Donald Trump accuses Russia probe investigators of conflicts of interest

May 08, 2018, 11:24 IST | mid-day online desk

The President regularly uses the term "witch hunt" when referring to the investigation and says that the investigators handling it are Democrats, despite the fact that Mueller himself is a registered Republican

Donald Trump
Donald Trump. File pic

President Donald Trump on Monday accused the team of investigators headed by Special Counsel Robert Mueller of having "conflicts of interest" in their probe of Russian interference in the 2016 presidential election. "The 13 Angry Democrats in charge of the Russian Witch Hunt are starting to find out that there is a Court System in place that actually protects people from injustice... and just wait 'till the Courts get to see your unrevealed Conflicts of Interest!" Trump wrote on Twitter.

The President regularly uses the term "witch hunt" when referring to the investigation and says that the investigators handling it are Democrats, despite the fact that Mueller himself is a registered Republican, Efe reported. Trump also said in his series of Monday morning tweets that the investigation "is rapidly losing credibility" after the Republican-controlled House Intelligence Committee in April concluded - prematurely, according to Democratic lawmakers - that there was no collusion between the mogul's presidential campaign and the Kremlin.

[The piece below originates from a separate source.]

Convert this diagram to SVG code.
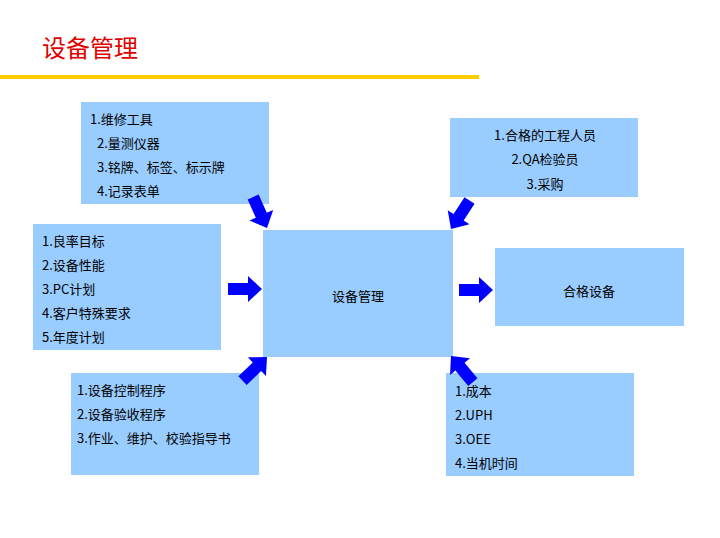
<svg xmlns="http://www.w3.org/2000/svg" width="720" height="538" viewBox="0 0 720 538">
<style>
.b{fill:#99CCFF}
text{font-family:"Noto Sans CJK SC","Liberation Sans",sans-serif;font-size:13px;fill:#000}
.a{fill:#0000FF}
</style>
<defs><path id="ar" d="M-34,-6 L-14,-6 L-14,-13 L0,0 L-14,13 L-14,6 L-34,6Z"/></defs>
<rect width="720" height="538" fill="#fff"/>
<text x="42" y="57" style="font-size:24px;fill:#E00000">设备管理</text>
<rect x="0" y="75" width="479" height="4" fill="#FFCC00"/>
<g id="n1"><rect class="b" x="81" y="102" width="188" height="102"/>
<text x="90" y="124">1.维修工具</text><text x="97" y="148">2.量测仪器</text><text x="97" y="172">3.铭牌、标签、标示牌</text><text x="97" y="196">4.记录表单</text></g>
<g id="n2"><rect class="b" x="450" y="118" width="188" height="79"/>
<text x="545" y="140" text-anchor="middle">1.合格的工程人员</text><text x="545" y="164" text-anchor="middle">2.QA检验员</text><text x="545" y="189" text-anchor="middle">3.采购</text></g>
<g id="n3"><rect class="b" x="33" y="224" width="188" height="126"/>
<text x="42" y="246">1.良率目标</text><text x="42" y="270">2.设备性能</text><text x="42" y="294">3.PC计划</text><text x="42" y="318">4.客户特殊要求</text><text x="42" y="342">5.年度计划</text></g>
<g id="n4"><rect class="b" x="263" y="230" width="190" height="127"/>
<text x="358" y="301" text-anchor="middle">设备管理</text></g>
<g id="n5"><rect class="b" x="495" y="248" width="189" height="78"/>
<text x="589" y="296" text-anchor="middle">合格设备</text></g>
<g id="n6"><rect class="b" x="71" y="373" width="188" height="102"/>
<text x="77" y="395">1.设备控制程序</text><text x="77" y="419">2.设备验收程序</text><text x="77" y="443">3.作业、维护、校验指导书</text></g>
<g id="n7"><rect class="b" x="446" y="373" width="188" height="103"/>
<text x="455" y="396">1.成本</text><text x="455" y="420">2.UPH</text><text x="455" y="444">3.OEE</text><text x="455" y="468">4.当机时间</text></g>
<g id="connectors" class="a">
<use href="#ar" transform="translate(262,289)"/>
<use href="#ar" transform="translate(493,290)"/>
<use href="#ar" transform="translate(267,228) rotate(66)"/>
<use href="#ar" transform="translate(451,229) rotate(123)"/>
<use href="#ar" transform="translate(267,357) rotate(-44)"/>
<use href="#ar" transform="translate(451,356) rotate(-130)"/>
</g>
</svg>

"So now the Probe says OK, what else is there? How about Obstruction for a made up, phony crime. There is no O, it's called Fighting Back," the president tweeted. The Democratic opposition has warned about the consequences if Trump were to fire Mueller, a move that could open the door to an accusation of obstruction of justice.

Last week, The New York Times reported that it had obtained an unofficial and non-verbatim list of 49 questions that Mueller wants to ask Trump, who - in turn - complained that the list had been "leaked" to the media, although it appears that it was someone closely associated with his own legal team who did so. The team pursuing the Russia probe had provided the questions to Trump's attorneys, headed at the time by John Dowd, with the aim of convincing them to allow Mueller to question the president, something that the two sides have been discussing for months. Last Friday, Trump said during his address to the National Rifle Association that he "would love" to speak with Mueller because he and his campaign team did "nothing wrong."